Ramji-Nogales offered the bluntest summation of the law. On the merits, she said, “this should not be happening”; it’s “not legitimate under U.S.” law. She worries about a transactional model that undermines the rule of law, rewarding governments with weak checks while exporting U.S. obligations to protect people from harm.
The program has created fear in the immigration system, said the attorney Nguyen. “Everybody’s scared as hell to be deported to Africa right now,” he told New Lines, “a continent to which they have never been and to which they have no ties.” The effect has been a form of “psychological warfare on the impacted people and their families.” His immigration practice has seen a huge uptick in Vietnamese people seeking passports so they can self-repatriate rather than risk third-country deportation. “People are like, forget it,” he said, “I’m gonna go on my own terms.”
Nguyen also fears the Trump administration is using these cases to test the bounds of constitutional rights. By “picking on immigrants with no rights” and sending them beyond the jurisdiction of U.S. courts, it is establishing norms that could be expanded to other categories of people in the U.S. And to get the public to buy into the practice, or at least shrug and look the other way, the administration is portraying the deportees as “barbaric people with crazy convictions,” he said, rather than free men who have long ago completed sentences for their offenses, now indefinitely incarcerated without charges. The danger, he warned, is “more and more erosion of our rights.”
The eventual scope of this program, if it continues unchanged, remains undefined.

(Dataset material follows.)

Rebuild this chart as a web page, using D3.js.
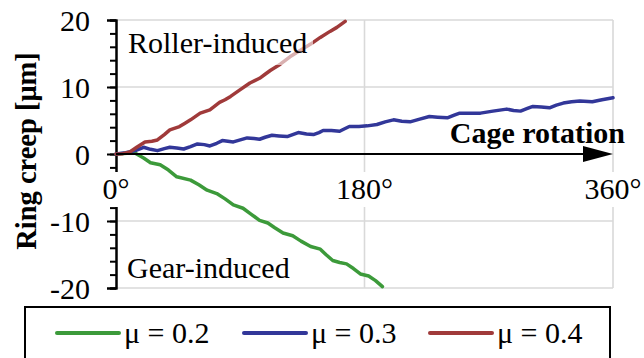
<!DOCTYPE html>
<html>
<head>
<meta charset="utf-8">
<script src="https://cdn.jsdelivr.net/npm/d3@7"></script>
<style>
  html, body { margin: 0; padding: 0; background: #fff; }
  svg { display: block; }
  svg text { font-family: "Liberation Serif", "Times New Roman", Tinos, "DejaVu Serif", serif; }
</style>
</head>
<body>
<svg id="chart" width="644" height="358"></svg>
<script>
// Ring creep versus cage rotation angle for three friction coefficients
const seriesNames = ["μ = 0.2", "μ = 0.3", "μ = 0.4"];
const seriesColors = ["#3c9a3a", "#323799", "#a03a3a"];

const anglesMu02 = [0, 8, 14, 20, 25, 32, 38, 44, 54, 60, 66, 73, 79, 85, 92, 98, 104, 110, 115, 121, 128, 134, 141, 148, 152, 157, 162, 167, 172, 177, 183, 188, 193];
const creepMu02  = [0, 0.1, 0.1, -0.6, -1.3, -1.6, -2.4, -3.4, -3.9, -4.6, -5.4, -5.9, -6.7, -7.6, -8.1, -9.0, -9.9, -10.3, -11.0, -11.8, -12.2, -13.0, -13.8, -14.2, -15.0, -15.9, -16.2, -16.4, -17.1, -17.9, -18.2, -18.9, -19.8];

const anglesMu03 = [0, 7, 14, 20, 25, 30, 35, 39, 44, 49, 54, 59, 64, 68, 73, 77, 81, 85, 90, 95, 100, 104, 108, 113, 118, 124, 128, 132, 138, 143, 147, 150, 156, 162, 166, 169, 176, 182, 189, 195, 201, 207, 213, 220, 227, 233, 240, 245, 249, 257, 264, 273, 283, 288, 293, 298, 302, 308, 314, 319, 324, 330, 336, 345, 352, 360];
const creepMu03  = [0, 0.2, 0.5, 1.0, 0.7, 0.5, 0.8, 1.0, 0.9, 0.75, 1.1, 1.5, 1.4, 1.2, 1.6, 2.0, 1.9, 1.8, 2.1, 2.4, 2.3, 2.2, 2.5, 2.8, 2.7, 2.6, 2.9, 3.2, 3.0, 2.9, 3.2, 3.5, 3.5, 3.4, 3.8, 4.1, 4.1, 4.2, 4.4, 4.8, 5.1, 4.9, 4.8, 5.2, 5.6, 5.5, 5.4, 5.8, 6.1, 6.1, 6.1, 6.4, 6.7, 6.5, 6.4, 6.8, 7.1, 7.0, 6.9, 7.3, 7.6, 7.8, 7.9, 7.8, 8.1, 8.4];

const anglesMu04 = [0, 5, 10, 15, 21, 26, 30, 35, 39, 46, 50, 54, 61, 68, 75, 79, 83, 90, 97, 104, 108, 112, 119, 126, 133, 141, 148, 155, 160, 164, 166];
const creepMu04  = [0, 0.05, 0.3, 1.0, 1.8, 1.9, 2.1, 2.9, 3.6, 4.1, 4.6, 5.1, 6.1, 6.6, 7.7, 8.1, 8.6, 9.6, 10.6, 11.3, 11.9, 12.5, 13.4, 14.5, 15.4, 16.4, 17.4, 18.3, 18.9, 19.5, 19.8];

const xTickValues = [0, 180, 360];
const xTickLabels = ["0°", "180°", "360°"];
const yMajorTicks = [-20, -10, 0, 10, 20];
const yMinorTicks = [-20, -18, -16, -14, -12, -10, -8, -6, -4, -2, 0, 2, 4, 6, 8, 10, 12, 14, 16, 18, 20];

const series = [
  { name: seriesNames[0], color: seriesColors[0], pts: anglesMu02.map((a, i) => [a, creepMu02[i]]) },
  { name: seriesNames[1], color: seriesColors[1], pts: anglesMu03.map((a, i) => [a, creepMu03[i]]) },
  { name: seriesNames[2], color: seriesColors[2], pts: anglesMu04.map((a, i) => [a, creepMu04[i]]) }
];

const svg = d3.select("#chart");
const x = d3.scaleLinear().domain([0, 360]).range([116, 613]);
const y = d3.scaleLinear().domain([-20, 20]).range([288, 20]);
const FS = 30;

// Gridlines and plot-area frame
const grid = svg.append("g").attr("stroke", "#d9d9d9").attr("stroke-width", 1.6);
[-20, -10, 10, 20].forEach(v => grid.append("line")
  .attr("x1", x(0)).attr("x2", x(360)).attr("y1", y(v)).attr("y2", y(v)));
[180, 360].forEach(v => grid.append("line")
  .attr("x1", x(v)).attr("x2", x(v)).attr("y1", y(20)).attr("y2", y(-20)));

// Y axis: major and minor ticks
const yMinor = svg.append("g").attr("transform", `translate(${x(0)},0)`)
  .call(d3.axisLeft(y).tickValues(yMinorTicks).tickSize(6).tickFormat(""));
const yMajor = svg.append("g").attr("transform", `translate(${x(0)},0)`)
  .call(d3.axisLeft(y).tickValues(yMajorTicks).tickSize(9).tickPadding(17)
    .tickFormat(d => d3.format("d")(d).replace("−", "-")));
[yMinor, yMajor].forEach(g => {
  g.attr("font-family", null);
  g.select(".domain").attr("stroke", "#000").attr("stroke-width", 2);
  g.selectAll(".tick line").attr("stroke", "#000").attr("stroke-width", 2);
});
yMajor.selectAll(".tick text")
  .attr("font-size", FS).attr("fill", "#000").attr("dy", "0.34em");

// Series lines
const line = d3.line().x(d => x(d[0])).y(d => y(d[1]));
series.forEach(s => svg.append("path")
  .datum(s.pts)
  .attr("fill", "none").attr("stroke", s.color).attr("stroke-width", 3.5)
  .attr("stroke-linejoin", "round").attr("stroke-linecap", "round")
  .attr("d", line));

// X axis with arrow
svg.append("line")
  .attr("x1", x(0)).attr("x2", x(360) - 30).attr("y1", y(0)).attr("y2", y(0))
  .attr("stroke", "#000").attr("stroke-width", 2);
svg.append("path")
  .attr("d", `M${x(360) - 30},${y(0) - 8}L${x(360)},${y(0)}L${x(360) - 30},${y(0) + 8}Z`)
  .attr("fill", "#000");

// X tick labels on white boxes
xTickValues.forEach((v, i) => {
  const g = svg.append("g");
  const t = g.append("text")
    .attr("x", x(v)).attr("y", 199).attr("text-anchor", "middle")
    .attr("font-size", FS).text(xTickLabels[i]);
  const bb = t.node().getBBox();
  g.insert("rect", "text")
    .attr("x", bb.x - 3).attr("y", 172).attr("width", bb.width + 6).attr("height", 35)
    .attr("fill", "#fff");
});

// Annotations
const roller = svg.append("g");
roller.append("rect").attr("x", 122).attr("y", 26).attr("width", 191).attr("height", 39)
  .attr("fill", "#fff").attr("fill-opacity", 0.6);
roller.append("text").attr("x", 128).attr("y", 53).attr("font-size", FS).text("Roller-induced");

svg.append("text").attr("x", 127).attr("y", 278).attr("font-size", FS).text("Gear-induced");

svg.append("text").attr("x", 625).attr("y", 143).attr("text-anchor", "end")
  .attr("font-size", 30).attr("font-weight", "bold").text("Cage rotation");

// Y axis title
svg.append("text")
  .attr("transform", "translate(36,151) rotate(-90)")
  .attr("text-anchor", "middle").attr("font-size", 28.5).attr("font-weight", "bold")
  .text("Ring creep [μm]");

// Legend
svg.append("rect").attr("x", 25).attr("y", 307).attr("width", 585).attr("height", 70)
  .attr("fill", "#fff").attr("stroke", "#000").attr("stroke-width", 2);
const legendX = [57, 244, 430];
series.forEach((s, i) => {
  svg.append("line")
    .attr("x1", legendX[i]).attr("x2", legendX[i] + 62).attr("y1", 333).attr("y2", 333)
    .attr("stroke", s.color).attr("stroke-width", 4).attr("stroke-linecap", "round");
  svg.append("text").attr("x", legendX[i] + 67).attr("y", 343)
    .attr("font-size", FS).text(s.name);
});
</script>
</body>
</html>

“These human bodies are just being moved across borders like game pieces,” David told New Lines. Her Yemeni client, 70-year-old Kassim Saleh, who had been in the U.S. since he was a teenager, finished a 20-year sentence and was released in 2019. “We’re trying to figure out where he can be safe,” she told New Lines, but it’s not clear how, when or whether he may be set free.
The next cohorts are coming. Some people will be repatriated. Others won’t. Some are stateless or disputed; others have credible fears that no one has yet heard. For the men inside Matsapha, the “one-year transit framework” isn’t any guarantee of movement, just days passing without hearings, without answers, without home. In Eswatini, a constitutional challenge argues Parliament should have had a say. In the U.S., attorneys fight for the most basic thing: notice, and a chance to be heard before a one-way flight.
Meanwhile, the deeper questions remain unanswered: Where does this end, and who will be next?